President Granger has noted the difference of opinions on the seven-member bi-partisan GECOM, which comprises three representatives each from the Opposition and the Government, and the independent Chairman. The President has quite properly advised that GECOM should go back to the drawing board and come up with a consensual work plan or programme, within which credible elections could be held in the shortest possible time. In the meantime, the door for dialogue should remain open.

For Opposition Leader, Bharrat Jagdeo, who first received the presidency as a gift, the longer it takes to hold elections is a zero-sum gamble in which he sees only himself as winner, and everyone else a loser. The opposition would, therefore, leave no room for compromise. It would turn on the heat to drive the country into a political stalemate, which it would gleefully caricature as a “dictatorship”. It would invite foreign intervention, and court sanctions against Guyana.

This hard line will be the rallying cry at today’s ritual at Babu John when the name of Cheddi Jagan would be invoked in support of an unrighteous crusade. Those who have betrayed Jagan’s legacy would take centre-stage. But the Cheddi Jagan with whom I was associated until his death, and in whose party I served for 50 years, would never be complicit in the politics of deception. He would never encourage the rascality of vote buying, crossing the floor and other acts of political immorality of which he has been a victim. He would never celebrate the removal of a lawfully-elected government through complicity, trickery and betrayal and other foul means, and claim premature elections as a victory.

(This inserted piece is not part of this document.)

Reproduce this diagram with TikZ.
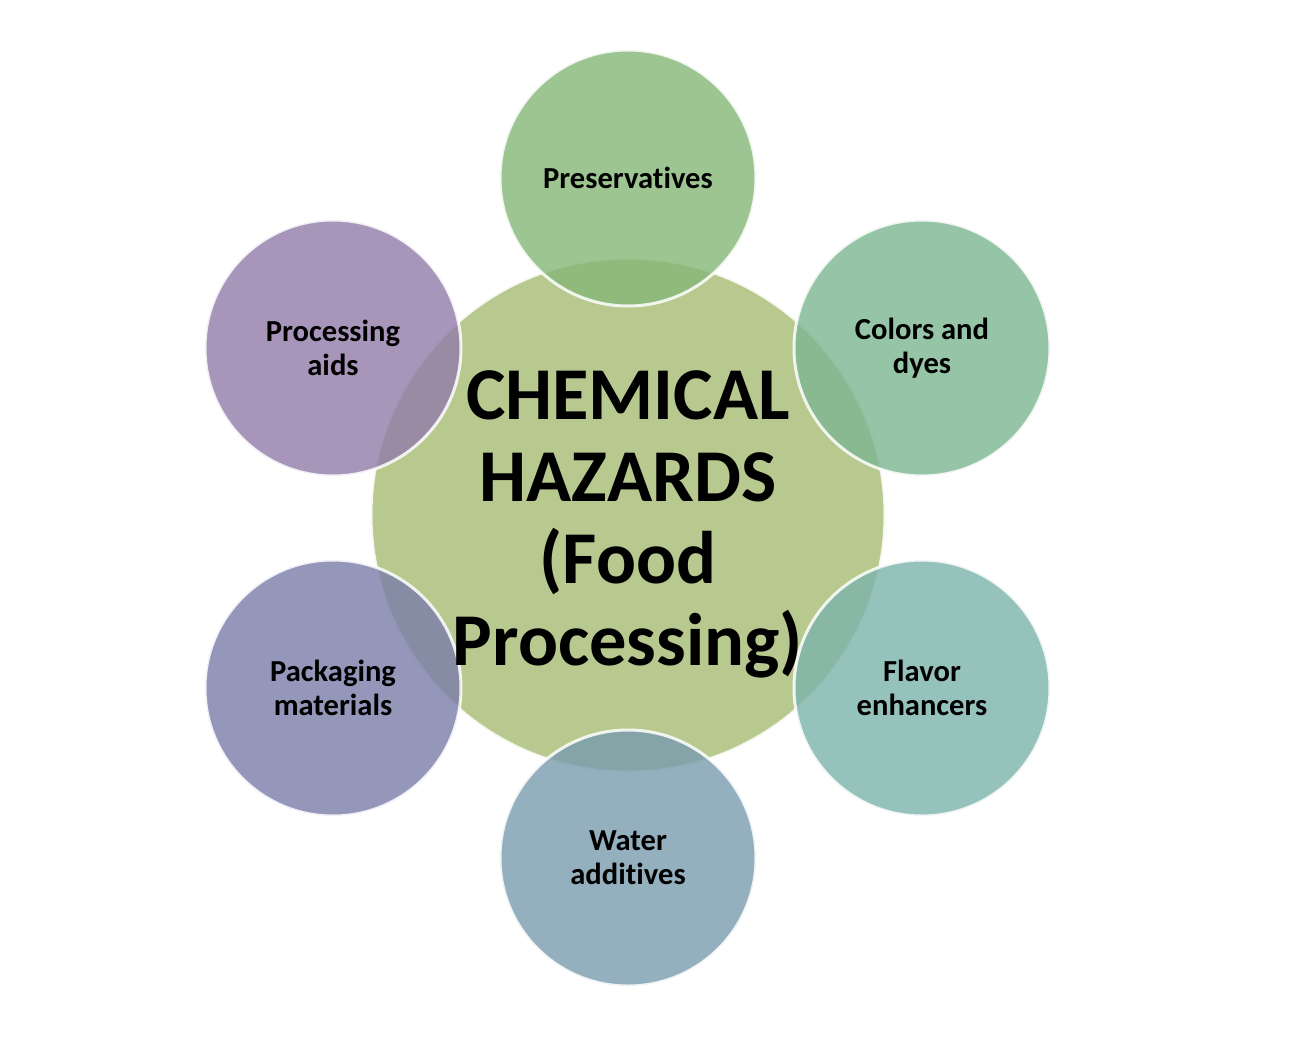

When Cheddi Jagan’s PPP won a plurality of votes at the 1964 elections, he felt, rightly, that he should have been invited to form the government. But the then opposition parties came together in what was seen as “an unholy alliance” and took the government from him. Cheddi lamented famously that his party was “cheated, not defeated”. Years later, Arthur Schlesinger, the aide to President John F. Kennedy, apologised, saying that “a grave injustice” was done to Cheddi Jagan.

Today, the nation should reflect on the fateful December 21, 2018 “unholy alliance” on the motion of no confidence in the lawfully-elected APNU+AFC Government, and the damage that has inflicted on the goal of national unity. It should also reflect on the legacy of incorruptibility of Cheddi Jagan, both as a guide and a warning against self-serving, zero-sum politics, at the expense of our nation’s well-being.